= Markov additive process =

In applied probability, a Markov additive process (MAP) is a bivariate Markov process where the future states depends only on one of the variables.

==Definition==

===Finite or countable state space for J(t)===

The process $\{ (X(t), J(t)) : t\ge 0 \}$ is a Markov additive process with continuous time parameter t if

1. $\{ (X(t), J(t)) ; t\ge 0 \}$ is a Markov process
2. the conditional distribution of $(X(t+s)-X(t), J(t+s))$ given $(X(t), J(t))$ depends only on $J(t)$.

The state space of the process is R × S where X(t) takes real values and J(t) takes values in some countable set S.
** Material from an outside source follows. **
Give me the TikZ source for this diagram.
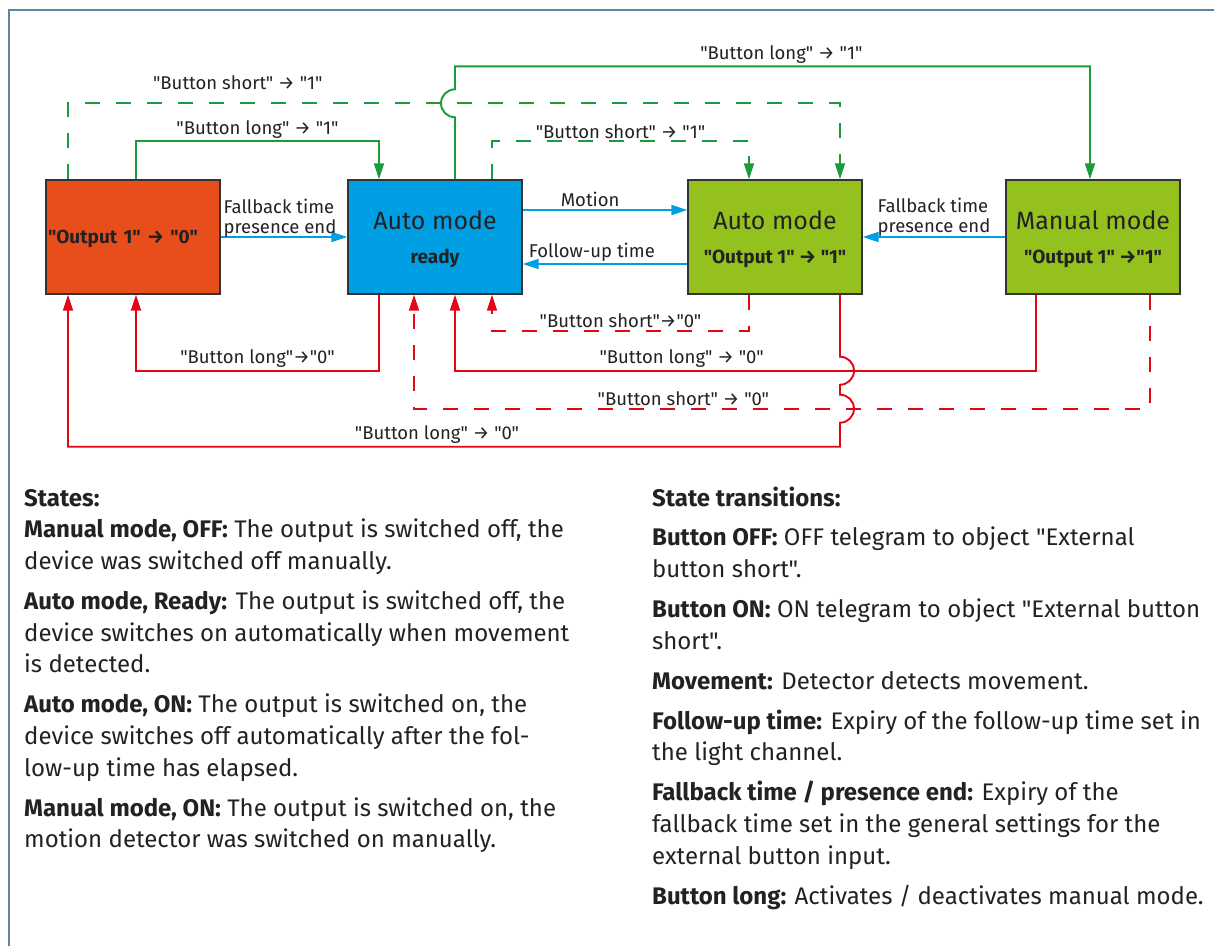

===General state space for J(t)===

For the case where J(t) takes a more general state space the evolution of X(t) is governed by J(t) in the sense that for any f and g we require

$\mathbb E[f(X_{t+s}-X_t)g(J_{t+s})|\mathcal F_t] = \mathbb E_{J_t,0}[f(X_s)g(J_s)]$.

==Example==

A fluid queue is a Markov additive process where J(t) is a continuous-time Markov chain.

==Applications==

Çinlar uses the unique structure of the MAP to prove that, given a gamma process with a shape parameter that is a function of Brownian motion, the resulting lifetime is distributed according to the Weibull distribution.
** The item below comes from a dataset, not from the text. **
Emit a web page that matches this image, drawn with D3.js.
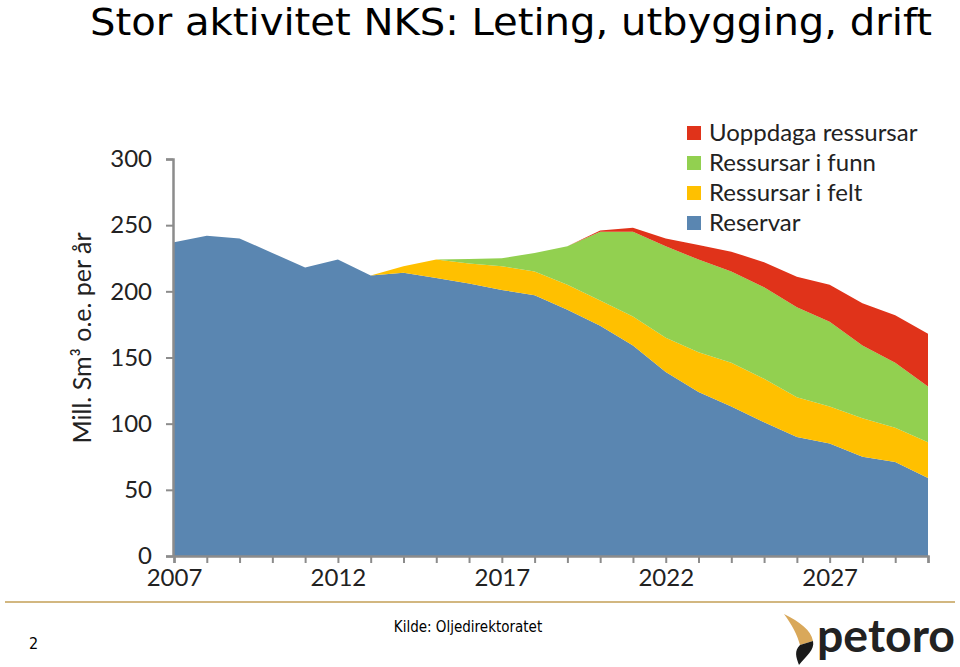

Kharoufeh presents a compact transform expression for the failure distribution for wear processes of a component degrading according to a Markovian environment inducing state-dependent continuous linear wear by using the properties of a MAP and assuming the wear process to be temporally homogeneous and that the environmental process has a finite state space.